Okay, so what are we watching as we enter the second week of June? Well, on the economic data front, we’ll get the May CPI report on Wednesday. And after a strong jobs report indicating that the economy remains strong, investors really don’t want to see that inflation come with it.
However, we’ve seen supply chain pressures both in the energy and in tech sectors, and economists are already projecting a month-over-month increase of 0.5% in CPI and a year-over-year increase of 4.2%.
The following day on Thursday, we’ll get the PPI, or the Producer Price Index, and economists are projecting an even higher number there, a 6.4% year-over-year increase.
Friday will really capture the market’s attention as SpaceX makes its public debut.
As Gary detailed last week, the company is expected to IPO at a one point eight trillion dollars market value. It’s truly an exciting time in markets.

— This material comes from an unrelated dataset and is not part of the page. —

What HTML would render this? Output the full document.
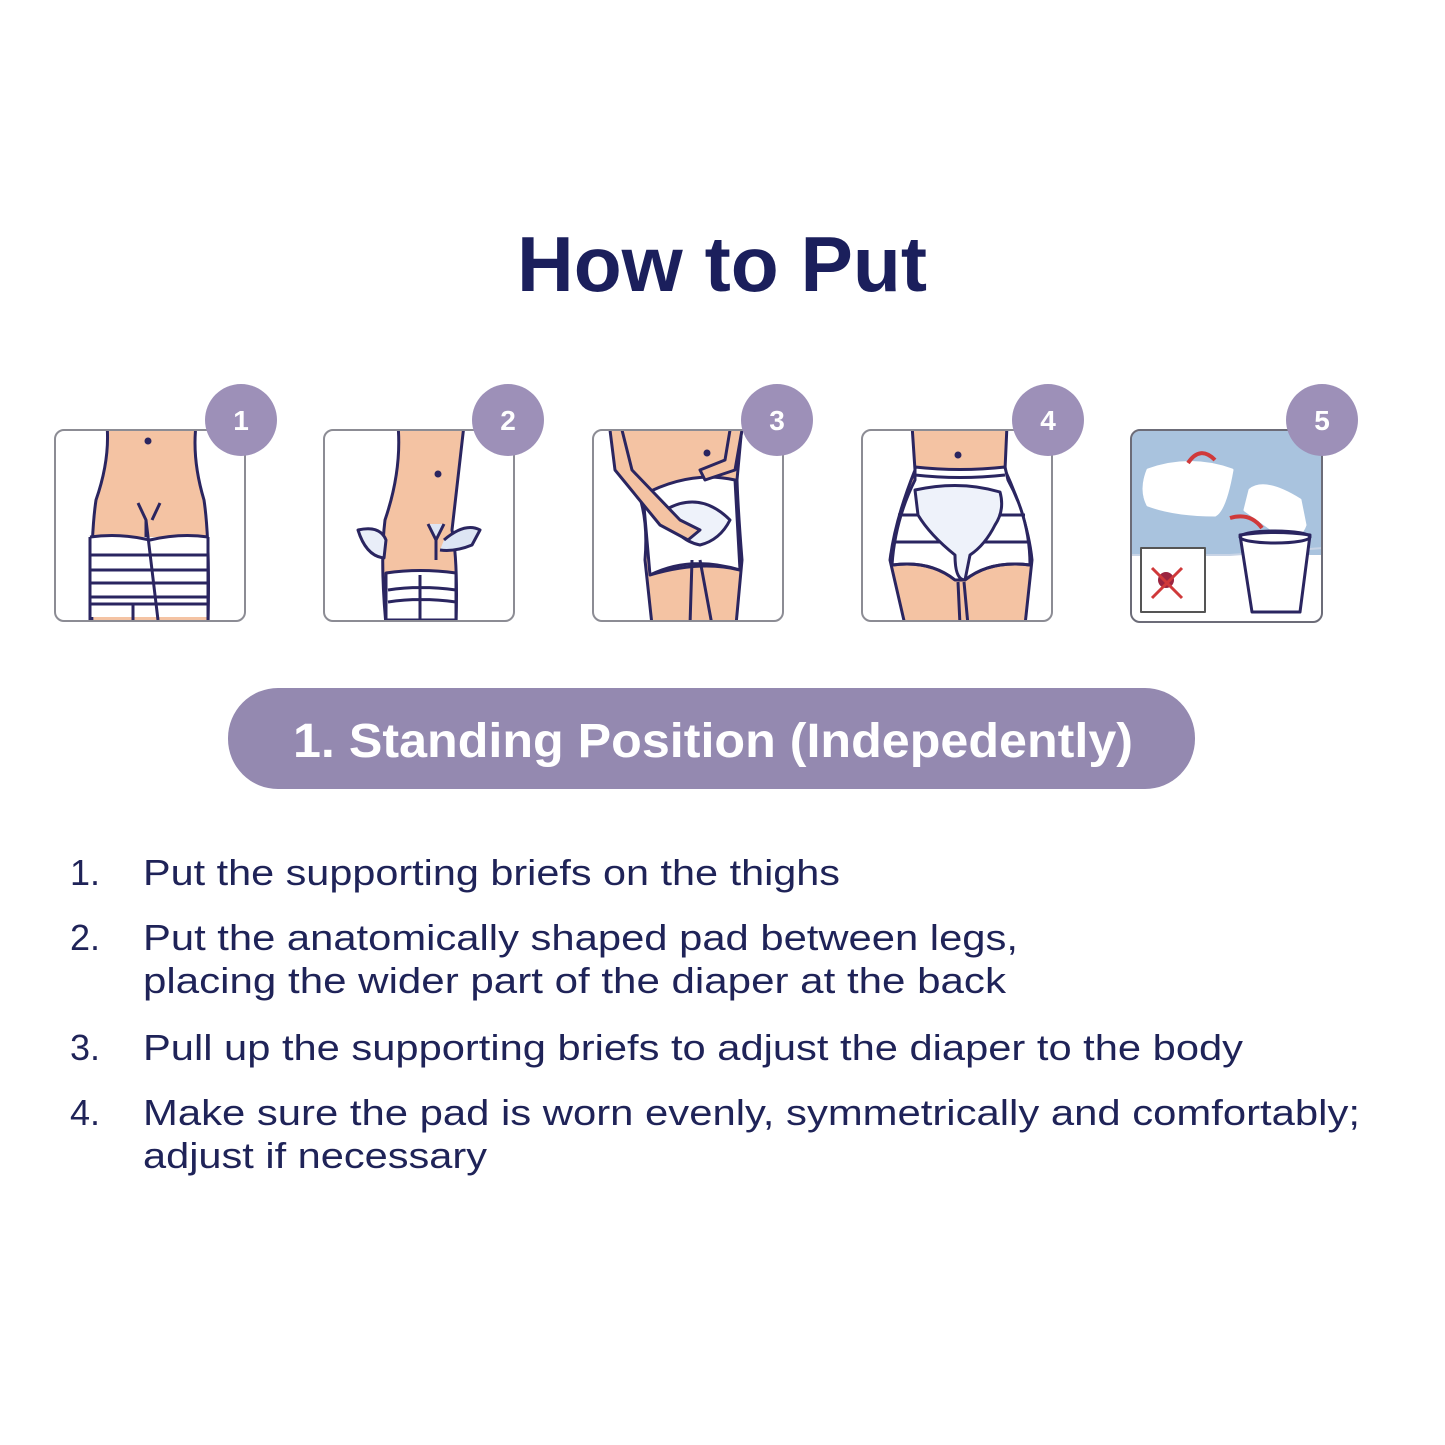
<!DOCTYPE html>
<html><head><meta charset="utf-8"><style>
html,body{margin:0;padding:0;background:#fff}
svg{display:block}
text{font-family:"Liberation Sans",sans-serif}
</style></head><body>
<svg width="1445" height="1445" viewBox="0 0 1445 1445" xmlns="http://www.w3.org/2000/svg">
<rect width="1445" height="1445" fill="#fff"/>
<text x="722" y="291" text-anchor="middle" font-size="78" font-weight="bold" fill="#1b1f5c" textLength="410" lengthAdjust="spacingAndGlyphs">How to Put</text>

<defs>
<clipPath id="c1"><rect x="56" y="431" width="188" height="189" rx="8"/></clipPath>
<clipPath id="c2"><rect x="325" y="431" width="188" height="189" rx="8"/></clipPath>
<clipPath id="c3"><rect x="594" y="431" width="188" height="189" rx="8"/></clipPath>
<clipPath id="c4"><rect x="863" y="431" width="188" height="189" rx="8"/></clipPath>
<clipPath id="c5"><rect x="1132" y="431" width="189" height="190" rx="8"/></clipPath>
</defs>

<g stroke="#2a2560" stroke-width="3" stroke-linejoin="round" fill="none">
<!-- panel 1 -->
<g clip-path="url(#c1)">
<path d="M107 425 Q110 460 96 500 Q90 540 92 625 L208 625 Q210 540 204 500 Q192 460 196 425 Z" fill="#f4c3a3"/>
<path d="M138 503 L146 520 L146 540 M160 503 L152 520" />
<rect x="90" y="537" width="118" height="80" fill="#fff" stroke="none"/>
<path d="M90 537 Q120 533 150 540 Q180 533 208 537 M90 555 L208 555 M90 570 L208 570 M90 583 L208 583 M90 597 L208 597 M90 604 L208 604 M90 537 L90 620 M208 537 L208 620 M146 520 L158 620 M133 604 L133 620"/>
<circle cx="148" cy="441" r="2" fill="#2a2560"/>
</g>
<rect x="55" y="430" width="190" height="191" rx="9" stroke="#8c8c94" stroke-width="2"/>
<!-- panel 2 -->
<g clip-path="url(#c2)">
<path d="M398 425 Q402 470 385 520 Q380 560 386 625 L456 625 Q458 560 452 530 L464 425 Z" fill="#f4c3a3"/>
<path d="M358 530 Q380 525 386 540 L384 558 Q366 556 358 530 Z" fill="#e9eef8"/>
<path d="M428 524 L436 540 L444 524 M436 540 L436 560 M444 540 Q465 522 480 530 L472 545 Q455 552 440 550" fill="#dde5f4"/>
<path d="M386 573 Q420 568 456 573 L456 620 L386 620 Z" fill="#fff"/>
<path d="M388 590 Q420 585 456 590 M388 602 Q420 597 456 602 M420 575 L420 620"/>
<circle cx="438" cy="474" r="2" fill="#2a2560"/>
</g>
<rect x="324" y="430" width="190" height="191" rx="9" stroke="#8c8c94" stroke-width="2"/>
<!-- panel 3 -->
<g clip-path="url(#c3)">
<path d="M615 425 L625 470 Q650 500 645 560 L652 625 L736 625 L742 560 Q738 510 737 480 L742 425 Z" fill="#f4c3a3"/>
<path d="M643 495 Q690 470 735 480 L740 570 Q700 560 650 575 Z" fill="#fff"/>
<path d="M650 575 Q690 555 740 570 M692 560 L690 625 M700 560 L712 625"/>
<path d="M665 510 Q700 490 730 520 Q720 540 700 545 Q675 540 665 510 Z" fill="#eef2fa"/>
<path d="M622 430 L632 470 L680 520 L700 530 L688 540 L660 525 L615 470 L610 430" fill="#f4c3a3"/>
<path d="M742 430 L735 470 L705 480 L700 470 L725 460 L730 430" fill="#f4c3a3"/>
<circle cx="707" cy="453" r="2" fill="#2a2560"/>
</g>
<rect x="593" y="430" width="190" height="191" rx="9" stroke="#8c8c94" stroke-width="2"/>
<!-- panel 4 -->
<g clip-path="url(#c4)">
<path d="M912 425 L915 470 Q895 520 890 560 L905 625 L1025 625 L1032 560 Q1028 520 1005 470 L1007 425 Z" fill="#f4c3a3"/>
<path d="M915 467 Q960 472 1005 467 L1008 480 Q1030 520 1030 565 Q990 560 965 580 L955 580 Q930 560 892 565 Q895 520 915 480 Z" fill="#fff"/>
<path d="M915 475 Q960 480 1005 475 M898 515 L1025 515 M892 542 L1028 542 M893 565 Q930 560 955 580 M965 580 Q990 560 1030 565 M958 582 L960 625 M964 582 L968 625"/>
<path d="M915 490 Q960 480 1000 492 Q1005 510 995 525 Q985 545 970 555 L965 580 Q955 580 955 555 Q930 535 918 515 Z" fill="#eef2fa"/>
<circle cx="958" cy="455" r="2" fill="#2a2560"/>
</g>
<rect x="862" y="430" width="190" height="191" rx="9" stroke="#8c8c94" stroke-width="2"/>
<!-- panel 5 -->
<g clip-path="url(#c5)">
<rect x="1131" y="430" width="191" height="125" fill="#a9c3de" stroke="none"/>
<path d="M1131 555 L1230 555 L1322 548" stroke="#c8d4e6" stroke-width="2"/>
<path d="M1148 470 Q1190 455 1232 470 Q1225 510 1215 515 Q1175 515 1148 505 Q1140 490 1148 470 Z" fill="#fff" stroke="#fff"/>
<path d="M1250 490 Q1265 478 1300 500 L1305 525 Q1300 540 1280 535 L1245 510 Z" fill="#fff" stroke="#fff"/>
<path d="M1240 535 Q1275 530 1310 535 L1300 612 L1252 612 Z" fill="#fff"/>
<ellipse cx="1275" cy="537" rx="35" ry="6"/>
<path d="M1188 463 Q1200 445 1215 460" stroke="#d0393a" stroke-width="4"/>
<path d="M1230 518 Q1250 512 1262 528" stroke="#d0393a" stroke-width="4"/>
<rect x="1141" y="548" width="64" height="64" fill="#fff" stroke="#555" stroke-width="2"/>
<circle cx="1166" cy="580" r="8" fill="#9b2440" stroke="none"/>
<path d="M1152 568 L1182 598 M1182 568 L1152 598" stroke="#d0393a" stroke-width="3"/>
</g>
<rect x="1131" y="430" width="191" height="192" rx="9" stroke="#6c6c78" stroke-width="2"/>
</g>

<g fill="#9d90b8">
<circle cx="241" cy="420" r="36"/><circle cx="508" cy="420" r="36"/><circle cx="777" cy="420" r="36"/><circle cx="1048" cy="420" r="36"/><circle cx="1322" cy="420" r="36"/>
</g>
<g fill="#fff" font-size="28" font-weight="bold" text-anchor="middle">
<text x="241" y="430">1</text><text x="508" y="430">2</text><text x="777" y="430">3</text><text x="1048" y="430">4</text><text x="1322" y="430">5</text>
</g>

<rect x="228" y="688" width="967" height="101" rx="50" fill="#9489b0"/>
<text x="293" y="757" font-size="48" font-weight="bold" fill="#fff" textLength="840" lengthAdjust="spacingAndGlyphs">1. Standing Position (Indepedently)</text>

<g fill="#1f2358" font-size="36">
<text x="70" y="885">1.</text>
<text x="143" y="885" textLength="697" lengthAdjust="spacingAndGlyphs">Put the supporting briefs on the thighs</text>
<text x="70" y="950">2.</text>
<text x="143" y="950" textLength="875" lengthAdjust="spacingAndGlyphs">Put the anatomically shaped pad between legs,</text>
<text x="143" y="993" textLength="863" lengthAdjust="spacingAndGlyphs">placing the wider part of the diaper at the back</text>
<text x="70" y="1060">3.</text>
<text x="143" y="1060" textLength="1100" lengthAdjust="spacingAndGlyphs">Pull up the supporting briefs to adjust the diaper to the body</text>
<text x="70" y="1125">4.</text>
<text x="143" y="1125" textLength="1217" lengthAdjust="spacingAndGlyphs">Make sure the pad is worn evenly, symmetrically and comfortably;</text>
<text x="143" y="1168" textLength="344" lengthAdjust="spacingAndGlyphs">adjust if necessary</text>
</g>
</svg>
</body></html>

However, we do note that IPOs do tend to be historically pretty volatile, especially in that first year. Many have been cut in half from their IPO price during those first twelve months.
Additionally, from a market structure perspective, the NASDAQ and the Russell Indices changed their index inclusion rules so that SpaceX will enter their benchmarks sooner than other IPOs have entered in the past.
For example, NASDAQ indicated that SpaceX will enter its benchmark in just fifteen trading days after its IPO.
Despite this announcement, the S and P or S and P Dow Jones did not follow suit.
Thus, the earliest we’ll see SpaceX get included in the S and P five hundred Index will be twelve months from now, in June of 2027.